The compiler must therefore set aside actual memory for 'foo', just in
case some other module in the same program contains code like the following:

extern const int foo;

const int *pi = &foo;

It would require pretty tight coupling between a compiler and a linker
to determine that there is no such module, and as a result remove the
object.

 

[Flash Gordon]

If you declare

const int foo = 4;

At block scope, and only use it in ways that would be legal with either
method, than a sufficiently good optimizing compiler will probably
generate essentially the same code with either approach.
True.

However if you declare it at file scope, it will have external linkage.

Usage within the same file is still likely to be optimed away.

The compiler must therefore set aside actual memory for 'foo', just in
case some other module in the same program contains code like the
following:

extern const int foo;

const int *pi = &foo;

It would require pretty tight coupling between a compiler and a linker
to determine that there is no such module, and as a result remove the
object.

It does not really require tight coupling between the compiler and
linker. The compiler can flag foo as defined but not used in the first
module, then the linker just has to remember if any other module refer
to it (and it needs to detect the references anyway to resolve them) and
eliminate it if it is not used. I don't know if any linkers actually do
this though.

 

[CBFalconer]

Why?

For example, there are ways of beating the 'const'
characterization, via pointers etc. They may be in other modules,
and thus totally undetectable. If this is not sufficient, or not
sufficiently illegal, there is also the problem of preventing it
and avoiding taking the address (which would not exist).

 

[Keith Thompson]

For example, there are ways of beating the 'const'
characterization, via pointers etc. They may be in other modules,
and thus totally undetectable.

Anything that avoids the "const" qualification invokes undefined
behavior, and this is irrelevant to the question of whether the
optimization is legal.

If this is not sufficient, or not
sufficiently illegal, there is also the problem of preventing it
and avoiding taking the address (which would not exist).

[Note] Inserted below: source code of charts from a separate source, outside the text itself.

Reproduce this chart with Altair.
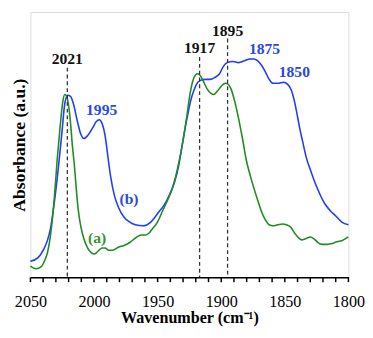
import altair as alt
import pandas as pd

# Spectrum (b) - blue
blue_wn = [2050.0, 2044.0, 2039.5, 2036.5, 2034.2, 2031.2, 2028.2, 2025.2, 2023.0, 2020.7,
           2018.5, 2016.2, 2013.2, 2010.2, 2008.0, 2005.0, 2001.2, 1998.2, 1995.9, 1993.7,
           1991.4, 1989.2, 1986.9, 1983.9, 1980.9, 1976.4, 1971.9, 1967.4, 1961.4, 1955.4,
           1949.4, 1944.9, 1940.4, 1936.6, 1933.6, 1931.4, 1928.4, 1926.1, 1923.9, 1921.6,
           1919.4, 1916.4, 1912.6, 1908.8, 1905.1, 1901.3, 1898.3, 1895.3, 1890.8, 1886.3,
           1881.8, 1877.3, 1874.3, 1871.3, 1868.3, 1865.3, 1862.3, 1859.3, 1855.5, 1851.0,
           1848.0, 1845.0, 1842.8, 1840.5, 1838.3, 1836.0, 1833.0, 1830.0, 1826.3, 1822.5,
           1818.8, 1814.3, 1809.7, 1805.2, 1800.0]
blue_abs = [0.060, 0.074, 0.106, 0.141, 0.184, 0.283, 0.406, 0.548, 0.654, 0.686,
            0.682, 0.654, 0.590, 0.537, 0.523, 0.534, 0.562, 0.587, 0.594, 0.580,
            0.537, 0.459, 0.378, 0.307, 0.265, 0.226, 0.208, 0.198, 0.194, 0.208,
            0.244, 0.272, 0.314, 0.360, 0.417, 0.477, 0.562, 0.618, 0.668, 0.703,
            0.728, 0.742, 0.746, 0.746, 0.753, 0.767, 0.795, 0.809, 0.813, 0.809,
            0.816, 0.823, 0.823, 0.816, 0.799, 0.774, 0.746, 0.731, 0.731, 0.735,
            0.728, 0.707, 0.671, 0.618, 0.562, 0.512, 0.449, 0.406, 0.357, 0.314,
            0.279, 0.251, 0.230, 0.208, 0.198]

# Spectrum (a) - green
green_wn = [2050.0, 2045.5, 2041.7, 2038.7, 2036.5, 2034.2, 2031.2, 2029.0, 2026.7, 2024.5,
            2023.0, 2021.5, 2020.0, 2018.5, 2017.0, 2015.5, 2014.0, 2012.5, 2010.2, 2008.0,
            2005.0, 2002.0, 1999.7, 1996.7, 1993.7, 1991.4, 1988.4, 1985.4, 1980.9, 1976.4,
            1971.9, 1967.4, 1962.9, 1959.9, 1956.9, 1953.9, 1950.1, 1946.4, 1942.6, 1938.9,
            1935.9, 1932.9, 1929.9, 1926.9, 1924.6, 1922.4, 1920.1, 1918.6, 1916.4, 1914.1,
            1911.1, 1908.1, 1905.8, 1902.8, 1899.8, 1896.8, 1894.6, 1892.3, 1889.3, 1886.3,
            1883.3, 1880.3, 1877.3, 1874.3, 1871.3, 1868.3, 1865.3, 1862.3, 1859.3, 1855.5,
            1851.8, 1848.8, 1845.0, 1842.8, 1839.8, 1836.8, 1833.8, 1830.0, 1827.0, 1824.0,
            1820.3, 1816.5, 1812.8, 1809.0, 1805.2, 1800.0]
green_abs = [0.042, 0.032, 0.039, 0.064, 0.095, 0.159, 0.300, 0.442, 0.565, 0.664,
             0.689, 0.682, 0.647, 0.583, 0.495, 0.424, 0.336, 0.258, 0.187, 0.145,
             0.110, 0.092, 0.088, 0.099, 0.110, 0.110, 0.102, 0.102, 0.113, 0.120,
             0.131, 0.148, 0.159, 0.159, 0.166, 0.184, 0.208, 0.247, 0.286, 0.329,
             0.378, 0.442, 0.519, 0.611, 0.689, 0.739, 0.763, 0.767, 0.760, 0.739,
             0.710, 0.693, 0.689, 0.703, 0.721, 0.731, 0.728, 0.710, 0.661, 0.597,
             0.523, 0.442, 0.385, 0.336, 0.290, 0.247, 0.216, 0.198, 0.194, 0.198,
             0.201, 0.198, 0.187, 0.170, 0.152, 0.141, 0.145, 0.152, 0.145, 0.131,
             0.124, 0.124, 0.127, 0.134, 0.138, 0.152]

# Dashed reference lines
ref_wn = [2021, 1917, 1895]
ref_top = [0.79, 0.83, 0.90]

# Axis tick values
tick_values = list(range(1800, 2051, 10))

# Labels
label_text = ["2021", "1917", "1895", "1995", "1875", "1850", "(b)", "(a)"]
label_wn = [2021, 1917, 1895, 1994, 1866, 1842.5, 1972.5, 1997.5]
label_abs = [0.823, 0.862, 0.928, 0.630, 0.859, 0.774, 0.294, 0.147]
label_color = ["#111111", "#111111", "#111111", "#2a48e8", "#2a48e8", "#2a48e8", "#2a48e8", "#2f962f"]

BLUE = "#1f3cff"
GREEN = "#1f8c1f"
FONT = "Liberation Serif"
W, H = 326, 272

df = pd.concat([
    pd.DataFrame({"wn": blue_wn, "abs": blue_abs, "series": "b"}),
    pd.DataFrame({"wn": green_wn, "abs": green_abs, "series": "a"}),
])
ref_df = pd.DataFrame({"wn": ref_wn, "top": ref_top})
lab_df = pd.DataFrame({"wn": label_wn, "abs": label_abs, "text": label_text, "color": label_color})
tick_df = pd.DataFrame({"wn": tick_values})

x_scale = alt.Scale(domain=[1800, 2050], reverse=True, nice=False, zero=False)
y_scale = alt.Scale(domain=[0, 1], nice=False, zero=False)

x_axis = alt.Axis(
    title="Wavenumber (cm⁻¹)",
    values=tick_values,
    labelExpr="datum.value % 50 === 0 ? datum.label : ''",
    format="d",
    grid=False,
    ticks=False,
    domain=True,
    domainColor="black",
    domainWidth=1.5,
    labelFont=FONT,
    labelFontSize=16.5,
    labelColor="black",
    labelPadding=17,
    labelFlush=False,
    labelOverlap=False,
    labelBound=False,
    titleFont=FONT,
    titleFontSize=16.5,
    titleFontWeight="bold",
    titleColor="black",
    titlePadding=0,
)
y_axis = alt.Axis(
    title="Absorbance (a.u.)",
    labels=False,
    ticks=False,
    grid=False,
    domain=False,
    titleFont=FONT,
    titleFontSize=18,
    titleFontWeight="bold",
    titleColor="black",
    titlePadding=2,
)

lines = alt.Chart(df).mark_line(strokeWidth=1.6, interpolate="monotone").encode(
    x=alt.X("wn:Q", scale=x_scale, axis=x_axis),
    y=alt.Y("abs:Q", scale=y_scale, axis=y_axis),
    color=alt.Color("series:N", scale=alt.Scale(domain=["b", "a"], range=[BLUE, GREEN]), legend=None),
    detail="series:N",
)

rules = alt.Chart(ref_df).mark_rule(strokeDash=[4, 3], color="#333333", strokeWidth=1.3).encode(
    x=alt.X("wn:Q", scale=x_scale, axis=x_axis),
    y=alt.Y("top:Q", scale=y_scale, axis=y_axis),
    y2=alt.datum(0),
)

# Outward tick marks under the x axis, every 10 cm-1
ticks = alt.Chart(tick_df).mark_rule(color="black", strokeWidth=1.5).encode(
    x=alt.X("wn:Q", scale=x_scale, axis=x_axis),
    y=alt.value(H),
    y2=alt.value(H + 5),
)

labels = alt.Chart(lab_df).mark_text(font=FONT, fontSize=16, fontWeight="bold", baseline="middle", align="center").encode(
    x=alt.X("wn:Q", scale=x_scale, axis=x_axis),
    y=alt.Y("abs:Q", scale=y_scale, axis=y_axis),
    text="text:N",
    color=alt.Color("color:N", scale=None),
)

chart = alt.layer(lines, rules, ticks, labels).properties(
    width=W, height=H, padding={"left": 3, "top": 0, "right": 0, "bottom": 0}
).configure_view(stroke="black", strokeWidth=1.5).configure(background="white")

chart.save("out.html", embed_options={"renderer": "svg", "actions": False})
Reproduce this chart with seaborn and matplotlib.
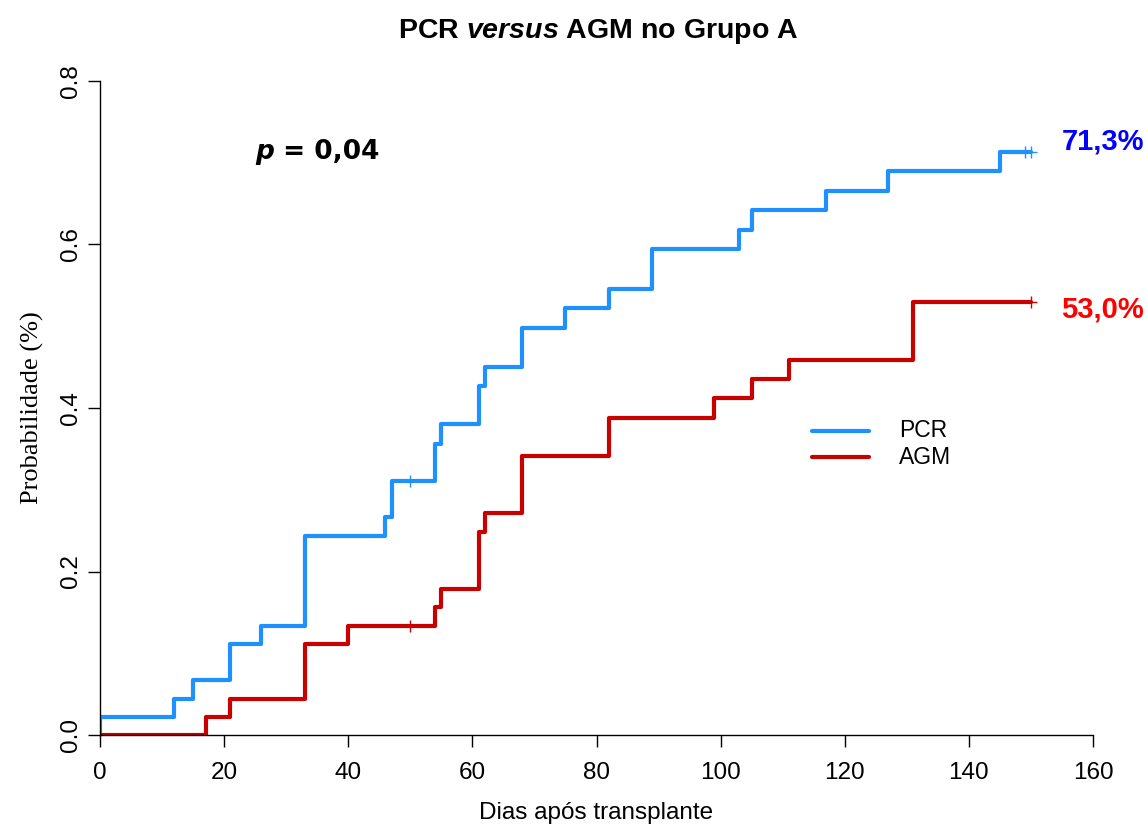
import pandas as pd
import numpy as np
import matplotlib
matplotlib.use('Agg')
import matplotlib.pyplot as plt
import seaborn as sns

# cumulative incidence curves
pcr_time = [0, 0, 12, 15, 21, 26, 33, 46, 47, 54, 55, 61, 62, 68, 75, 82, 89, 103, 105, 117, 127, 145, 150]
pcr_prob = [0, 0.022, 0.044, 0.067, 0.111, 0.133, 0.244, 0.267, 0.311, 0.356, 0.380, 0.427, 0.450,
            0.498, 0.522, 0.546, 0.594, 0.618, 0.642, 0.666, 0.690, 0.713, 0.713]
agm_time = [0, 17, 21, 33, 40, 54, 55, 61, 62, 68, 82, 99, 105, 111, 131, 150]
agm_prob = [0, 0.022, 0.044, 0.111, 0.133, 0.156, 0.178, 0.248, 0.271, 0.341, 0.388, 0.412,
            0.436, 0.459, 0.530, 0.530]

pcr_cens_time = [50, 149, 150]
pcr_cens_prob = [0.311, 0.713, 0.713]
agm_cens_time = [50, 150]
agm_cens_prob = [0.133, 0.530]

groups = ['PCR', 'AGM']
final_labels = ['71,3%', '53,0%']
x_ticks = [0, 20, 40, 60, 80, 100, 120, 140, 160]
y_ticks = [0.0, 0.2, 0.4, 0.6, 0.8]

line_colors = {'PCR': '#1E90FF', 'AGM': '#C80000'}
text_colors = ['#0000FF', '#FF0000']

df = pd.concat([
    pd.DataFrame({'time': pcr_time, 'prob': pcr_prob, 'grupo': 'PCR'}),
    pd.DataFrame({'time': agm_time, 'prob': agm_prob, 'grupo': 'AGM'}),
], ignore_index=True)

sns.set_style('ticks')
plt.rcParams['font.family'] = ['Liberation Sans', 'DejaVu Sans']
plt.rcParams['text.color'] = 'black'
plt.rcParams['axes.labelcolor'] = 'black'
plt.rcParams['xtick.color'] = 'black'
plt.rcParams['ytick.color'] = 'black'
plt.rcParams['mathtext.fontset'] = 'custom'
plt.rcParams['mathtext.bfit'] = 'Liberation Sans:italic:bold'

fig = plt.figure(figsize=(11.46, 8.26), dpi=100)
ax = fig.add_axes([100 / 1146, 91 / 826, 993 / 1146, 654 / 826])

sns.lineplot(data=df, x='time', y='prob', hue='grupo', palette=line_colors,
             estimator=None, sort=False, drawstyle='steps-post', linewidth=3,
             legend=False, ax=ax)

ax.plot(pcr_cens_time, pcr_cens_prob, '+', color=line_colors['PCR'], ms=9, mew=1)
ax.plot(agm_cens_time, agm_cens_prob, '+', color=line_colors['AGM'], ms=9, mew=1)

ax.set_xlim(0, 160)
ax.set_ylim(0, 0.8)
ax.set_xticks(x_ticks)
ax.set_xticklabels([str(t) for t in x_ticks])
ax.set_yticks(y_ticks)
ax.set_yticklabels([f'{t:.1f}' for t in y_ticks], rotation=90, va='center')
ax.tick_params(axis='both', length=8.6, width=1, labelsize=17.5)
ax.tick_params(axis='x', pad=11)
ax.tick_params(axis='y', pad=4)
for s in ['top', 'right']:
    ax.spines[s].set_visible(False)
for s in ['left', 'bottom']:
    ax.spines[s].set_linewidth(1)
    ax.spines[s].set_color('black')

ax.set_xlabel('Dias após transplante', fontsize=17.5, labelpad=13)
ax.set_ylabel('Probabilidade (%)', fontsize=19, family='Liberation Serif', labelpad=12)

fig.text(598 / 1146, 1 - 31 / 826, r'PCR $\bfit{versus}$ AGM no Grupo A', ha='center', va='center',
         fontsize=20.5, fontweight='bold')

pt = ax.text(25, 0.705, 'p', fontsize=19, family='DejaVu Sans', fontweight='bold', style='italic',
             ha='left', va='baseline')
ax.annotate(' = 0,04', xy=(1, 0), xycoords=pt, fontsize=19, family='DejaVu Sans', fontweight='bold',
            ha='left', va='bottom')

# final percentage labels
for lab, col, yv in zip(final_labels, text_colors, [0.7266, 0.521]):
    ax.text(154.9, yv, lab, color=col, fontsize=21, fontweight='bold',
            ha='left', va='center', clip_on=False)

# legend
for i, g in enumerate(groups):
    yv = 0.372 - i * 0.032
    ax.plot([114.8, 123.9], [yv, yv], color=line_colors[g], lw=3)
    ax.text(128.7, yv, g, fontsize=16.5, ha='left', va='center')

plt.savefig('out.png', dpi=100)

Right, if the address is taken (and the code that takes the address
can't be optimized away), then space has to be allocated. But if the
compiler (or linker) can prove that the address is never taken, or if
any code that depends on the address can be optimized away, then the
object itself can be optimized away.

 

[James Kuyper]

For example, there are ways of beating the 'const'
characterization, via pointers etc. They may be in other modules,
and thus totally undetectable. ...

Any such methods have undefined behavior; one permissible form for that
undefined behavior is for the use of those methods to fail to have any
effect on code making use of foo.

... If this is not sufficient, or not
sufficiently illegal, there is also the problem of preventing it
and avoiding taking the address (which would not exist).

He was talking about

const int foo = 4;

as a replacement for

#define foo 4

Code with defined behavior which uses the macro can't involve taking the
address of foo, so the issue never comes up.